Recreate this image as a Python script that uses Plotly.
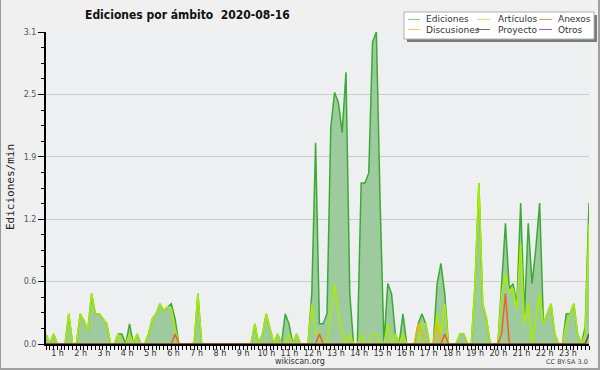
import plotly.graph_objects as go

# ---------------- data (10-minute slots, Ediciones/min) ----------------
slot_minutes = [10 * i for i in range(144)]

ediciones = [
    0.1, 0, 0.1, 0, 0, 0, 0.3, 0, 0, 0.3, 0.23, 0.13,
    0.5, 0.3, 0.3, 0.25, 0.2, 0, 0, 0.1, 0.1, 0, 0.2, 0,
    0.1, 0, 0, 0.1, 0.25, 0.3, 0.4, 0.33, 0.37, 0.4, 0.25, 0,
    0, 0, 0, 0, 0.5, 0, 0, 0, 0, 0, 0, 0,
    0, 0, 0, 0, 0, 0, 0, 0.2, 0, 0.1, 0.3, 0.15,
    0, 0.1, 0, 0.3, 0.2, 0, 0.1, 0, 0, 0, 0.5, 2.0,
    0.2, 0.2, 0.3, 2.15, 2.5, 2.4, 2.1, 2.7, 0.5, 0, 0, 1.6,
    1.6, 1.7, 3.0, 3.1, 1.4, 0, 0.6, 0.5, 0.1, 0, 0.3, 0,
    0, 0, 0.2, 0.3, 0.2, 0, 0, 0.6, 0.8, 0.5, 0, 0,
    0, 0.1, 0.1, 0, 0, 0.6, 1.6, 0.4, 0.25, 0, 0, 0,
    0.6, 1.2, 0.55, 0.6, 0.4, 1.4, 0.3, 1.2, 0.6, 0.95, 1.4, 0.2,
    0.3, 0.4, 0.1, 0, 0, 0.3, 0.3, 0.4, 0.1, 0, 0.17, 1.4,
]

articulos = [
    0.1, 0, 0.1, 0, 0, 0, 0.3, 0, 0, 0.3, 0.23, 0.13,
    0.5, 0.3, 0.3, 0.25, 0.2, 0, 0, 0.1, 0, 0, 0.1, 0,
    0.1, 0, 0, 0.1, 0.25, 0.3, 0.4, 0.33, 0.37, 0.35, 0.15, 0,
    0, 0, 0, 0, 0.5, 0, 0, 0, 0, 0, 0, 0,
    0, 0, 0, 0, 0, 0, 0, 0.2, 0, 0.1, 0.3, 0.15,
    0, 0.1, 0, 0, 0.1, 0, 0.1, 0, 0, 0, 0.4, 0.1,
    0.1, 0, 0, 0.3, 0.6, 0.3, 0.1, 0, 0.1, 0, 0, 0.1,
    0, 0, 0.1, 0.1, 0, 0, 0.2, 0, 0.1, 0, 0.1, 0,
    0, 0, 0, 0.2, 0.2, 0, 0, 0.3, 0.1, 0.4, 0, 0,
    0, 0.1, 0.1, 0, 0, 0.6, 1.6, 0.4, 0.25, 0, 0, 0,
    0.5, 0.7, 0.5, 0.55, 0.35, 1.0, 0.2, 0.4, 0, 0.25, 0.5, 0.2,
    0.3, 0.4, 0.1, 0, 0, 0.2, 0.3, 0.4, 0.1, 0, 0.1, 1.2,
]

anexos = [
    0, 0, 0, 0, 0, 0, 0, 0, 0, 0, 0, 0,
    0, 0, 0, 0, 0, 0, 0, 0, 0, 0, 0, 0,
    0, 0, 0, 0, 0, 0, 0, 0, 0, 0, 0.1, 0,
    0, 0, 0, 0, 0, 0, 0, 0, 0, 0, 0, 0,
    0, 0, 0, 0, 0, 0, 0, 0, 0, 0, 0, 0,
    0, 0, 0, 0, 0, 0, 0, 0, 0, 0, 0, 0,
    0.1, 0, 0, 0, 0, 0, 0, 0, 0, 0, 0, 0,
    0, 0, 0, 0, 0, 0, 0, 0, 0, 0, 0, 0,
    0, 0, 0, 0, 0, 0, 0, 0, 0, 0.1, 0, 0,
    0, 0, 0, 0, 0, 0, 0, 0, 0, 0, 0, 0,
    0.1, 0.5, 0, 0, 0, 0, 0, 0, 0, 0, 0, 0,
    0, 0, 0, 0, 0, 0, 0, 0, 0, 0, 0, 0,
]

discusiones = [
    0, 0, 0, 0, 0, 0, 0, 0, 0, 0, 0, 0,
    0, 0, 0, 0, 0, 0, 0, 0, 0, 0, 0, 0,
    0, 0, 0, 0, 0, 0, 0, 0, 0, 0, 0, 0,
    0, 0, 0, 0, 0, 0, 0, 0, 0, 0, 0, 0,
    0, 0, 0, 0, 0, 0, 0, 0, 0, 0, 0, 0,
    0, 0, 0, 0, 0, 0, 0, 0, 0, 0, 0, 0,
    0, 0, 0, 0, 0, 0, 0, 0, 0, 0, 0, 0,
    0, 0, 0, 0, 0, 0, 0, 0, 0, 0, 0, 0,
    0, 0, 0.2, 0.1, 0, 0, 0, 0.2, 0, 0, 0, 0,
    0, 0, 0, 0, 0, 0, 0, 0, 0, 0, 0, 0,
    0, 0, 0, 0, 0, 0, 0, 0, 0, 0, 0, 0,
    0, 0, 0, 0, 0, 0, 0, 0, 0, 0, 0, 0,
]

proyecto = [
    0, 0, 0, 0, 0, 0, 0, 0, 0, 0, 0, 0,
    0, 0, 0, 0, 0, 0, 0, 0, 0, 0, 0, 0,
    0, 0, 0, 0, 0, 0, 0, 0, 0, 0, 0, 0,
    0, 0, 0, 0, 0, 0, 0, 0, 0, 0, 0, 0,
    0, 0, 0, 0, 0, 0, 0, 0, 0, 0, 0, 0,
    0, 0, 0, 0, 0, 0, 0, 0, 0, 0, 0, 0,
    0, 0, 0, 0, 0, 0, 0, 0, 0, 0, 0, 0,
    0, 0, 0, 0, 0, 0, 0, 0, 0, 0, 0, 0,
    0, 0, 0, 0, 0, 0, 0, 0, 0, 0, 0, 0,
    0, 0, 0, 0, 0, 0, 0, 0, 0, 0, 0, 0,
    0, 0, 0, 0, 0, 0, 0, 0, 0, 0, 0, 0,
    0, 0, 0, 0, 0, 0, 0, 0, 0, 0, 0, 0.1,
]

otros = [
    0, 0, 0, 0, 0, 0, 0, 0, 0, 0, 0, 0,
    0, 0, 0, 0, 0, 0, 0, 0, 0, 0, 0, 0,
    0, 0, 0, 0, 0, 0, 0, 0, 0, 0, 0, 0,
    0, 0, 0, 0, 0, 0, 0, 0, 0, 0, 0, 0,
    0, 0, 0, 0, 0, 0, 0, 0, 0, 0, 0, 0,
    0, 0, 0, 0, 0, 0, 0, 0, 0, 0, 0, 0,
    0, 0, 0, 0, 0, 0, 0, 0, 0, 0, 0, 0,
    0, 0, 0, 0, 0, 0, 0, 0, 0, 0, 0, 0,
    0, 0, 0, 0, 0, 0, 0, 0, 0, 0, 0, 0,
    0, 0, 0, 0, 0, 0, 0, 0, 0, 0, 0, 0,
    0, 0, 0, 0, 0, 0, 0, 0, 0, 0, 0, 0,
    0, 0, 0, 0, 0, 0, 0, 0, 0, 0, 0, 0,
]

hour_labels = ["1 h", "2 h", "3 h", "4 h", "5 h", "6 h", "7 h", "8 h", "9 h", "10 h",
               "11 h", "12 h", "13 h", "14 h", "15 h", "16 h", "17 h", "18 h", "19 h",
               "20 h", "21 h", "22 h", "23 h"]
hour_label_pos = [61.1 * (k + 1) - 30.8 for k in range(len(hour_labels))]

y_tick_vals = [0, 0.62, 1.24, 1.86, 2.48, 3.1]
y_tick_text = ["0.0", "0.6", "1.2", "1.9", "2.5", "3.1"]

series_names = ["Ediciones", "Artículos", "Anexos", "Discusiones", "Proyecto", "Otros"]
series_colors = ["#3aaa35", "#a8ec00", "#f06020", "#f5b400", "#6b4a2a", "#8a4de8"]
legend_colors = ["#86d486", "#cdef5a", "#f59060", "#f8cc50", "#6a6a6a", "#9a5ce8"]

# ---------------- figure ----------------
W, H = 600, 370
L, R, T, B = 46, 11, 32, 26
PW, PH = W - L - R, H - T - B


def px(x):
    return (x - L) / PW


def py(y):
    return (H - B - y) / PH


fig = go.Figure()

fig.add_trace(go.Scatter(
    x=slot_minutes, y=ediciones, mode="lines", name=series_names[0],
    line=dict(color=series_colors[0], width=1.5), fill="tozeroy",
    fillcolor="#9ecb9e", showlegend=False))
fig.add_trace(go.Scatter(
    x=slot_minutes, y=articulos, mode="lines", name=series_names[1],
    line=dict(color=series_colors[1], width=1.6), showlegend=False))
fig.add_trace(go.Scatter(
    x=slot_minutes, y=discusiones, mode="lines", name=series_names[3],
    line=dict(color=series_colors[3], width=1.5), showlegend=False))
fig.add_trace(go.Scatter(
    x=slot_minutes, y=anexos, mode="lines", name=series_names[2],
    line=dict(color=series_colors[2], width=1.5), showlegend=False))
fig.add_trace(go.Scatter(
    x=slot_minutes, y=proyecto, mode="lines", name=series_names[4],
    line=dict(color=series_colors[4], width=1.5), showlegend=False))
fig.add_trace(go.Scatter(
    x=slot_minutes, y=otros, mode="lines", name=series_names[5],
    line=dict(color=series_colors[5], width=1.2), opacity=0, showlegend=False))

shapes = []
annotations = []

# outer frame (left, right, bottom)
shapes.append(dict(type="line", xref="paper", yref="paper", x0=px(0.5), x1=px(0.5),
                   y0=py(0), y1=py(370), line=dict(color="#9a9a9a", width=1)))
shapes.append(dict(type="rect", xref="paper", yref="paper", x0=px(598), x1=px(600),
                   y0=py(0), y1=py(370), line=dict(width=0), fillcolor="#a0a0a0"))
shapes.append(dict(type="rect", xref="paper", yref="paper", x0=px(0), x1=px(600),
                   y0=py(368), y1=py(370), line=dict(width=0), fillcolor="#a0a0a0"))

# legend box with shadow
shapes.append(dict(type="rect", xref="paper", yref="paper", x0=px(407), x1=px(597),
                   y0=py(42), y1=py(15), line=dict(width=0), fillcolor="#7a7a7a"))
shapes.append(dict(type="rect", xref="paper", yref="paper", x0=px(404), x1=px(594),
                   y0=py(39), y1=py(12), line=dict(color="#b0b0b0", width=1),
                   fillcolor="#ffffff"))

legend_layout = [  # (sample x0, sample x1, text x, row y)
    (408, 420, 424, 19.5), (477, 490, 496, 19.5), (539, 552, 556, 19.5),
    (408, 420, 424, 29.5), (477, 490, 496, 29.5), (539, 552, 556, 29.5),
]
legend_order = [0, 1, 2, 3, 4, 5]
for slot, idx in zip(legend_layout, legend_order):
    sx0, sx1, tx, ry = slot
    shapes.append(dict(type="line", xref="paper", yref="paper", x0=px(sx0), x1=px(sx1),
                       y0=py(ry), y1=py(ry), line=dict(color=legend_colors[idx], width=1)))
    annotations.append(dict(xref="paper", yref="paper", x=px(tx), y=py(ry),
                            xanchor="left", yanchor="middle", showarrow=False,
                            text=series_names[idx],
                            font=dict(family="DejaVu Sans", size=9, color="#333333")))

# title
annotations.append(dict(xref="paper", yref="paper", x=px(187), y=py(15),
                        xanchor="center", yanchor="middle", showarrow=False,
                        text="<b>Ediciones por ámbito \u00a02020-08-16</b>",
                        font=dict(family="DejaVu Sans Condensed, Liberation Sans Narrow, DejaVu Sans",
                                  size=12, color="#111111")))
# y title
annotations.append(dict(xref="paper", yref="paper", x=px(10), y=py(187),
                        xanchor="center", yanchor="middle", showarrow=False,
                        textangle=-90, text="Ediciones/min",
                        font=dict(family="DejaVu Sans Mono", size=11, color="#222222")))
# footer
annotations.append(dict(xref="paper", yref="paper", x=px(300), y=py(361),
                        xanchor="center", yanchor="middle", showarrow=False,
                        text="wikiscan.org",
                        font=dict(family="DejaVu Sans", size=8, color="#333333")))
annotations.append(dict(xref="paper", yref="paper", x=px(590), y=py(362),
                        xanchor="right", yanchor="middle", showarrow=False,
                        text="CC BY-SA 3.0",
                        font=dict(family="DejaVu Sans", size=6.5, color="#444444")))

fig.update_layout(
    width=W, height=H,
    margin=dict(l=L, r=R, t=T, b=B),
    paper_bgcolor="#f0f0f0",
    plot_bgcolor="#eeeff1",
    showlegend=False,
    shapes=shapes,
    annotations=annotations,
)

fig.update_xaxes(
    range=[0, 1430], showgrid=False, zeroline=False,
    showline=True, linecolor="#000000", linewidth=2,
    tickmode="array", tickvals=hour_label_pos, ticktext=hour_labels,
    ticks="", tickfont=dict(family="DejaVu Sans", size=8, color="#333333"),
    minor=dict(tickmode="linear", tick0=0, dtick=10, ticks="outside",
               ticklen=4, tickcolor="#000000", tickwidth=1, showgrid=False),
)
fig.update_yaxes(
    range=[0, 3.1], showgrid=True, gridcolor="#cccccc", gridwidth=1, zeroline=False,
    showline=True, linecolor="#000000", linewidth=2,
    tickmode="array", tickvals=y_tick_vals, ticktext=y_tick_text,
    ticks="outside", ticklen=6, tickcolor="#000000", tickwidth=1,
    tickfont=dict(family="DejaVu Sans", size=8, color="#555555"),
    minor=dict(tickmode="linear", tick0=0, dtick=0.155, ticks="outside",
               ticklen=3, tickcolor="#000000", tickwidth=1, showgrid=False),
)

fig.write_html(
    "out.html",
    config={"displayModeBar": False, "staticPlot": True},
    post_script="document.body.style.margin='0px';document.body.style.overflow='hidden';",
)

- - - -

__Description of the task__. Only the lines from the top of the data through the line with "slot_minutes = [10 * i for i in range(144)]" should be quoted, exactly and with both ends kept; skip the pictures.

__Complete answer__.
Recreate this image as a Python script that uses Plotly.
import plotly.graph_objects as go

# ---------------- data (10-minute slots, Ediciones/min) ----------------
slot_minutes = [10 * i for i in range(144)]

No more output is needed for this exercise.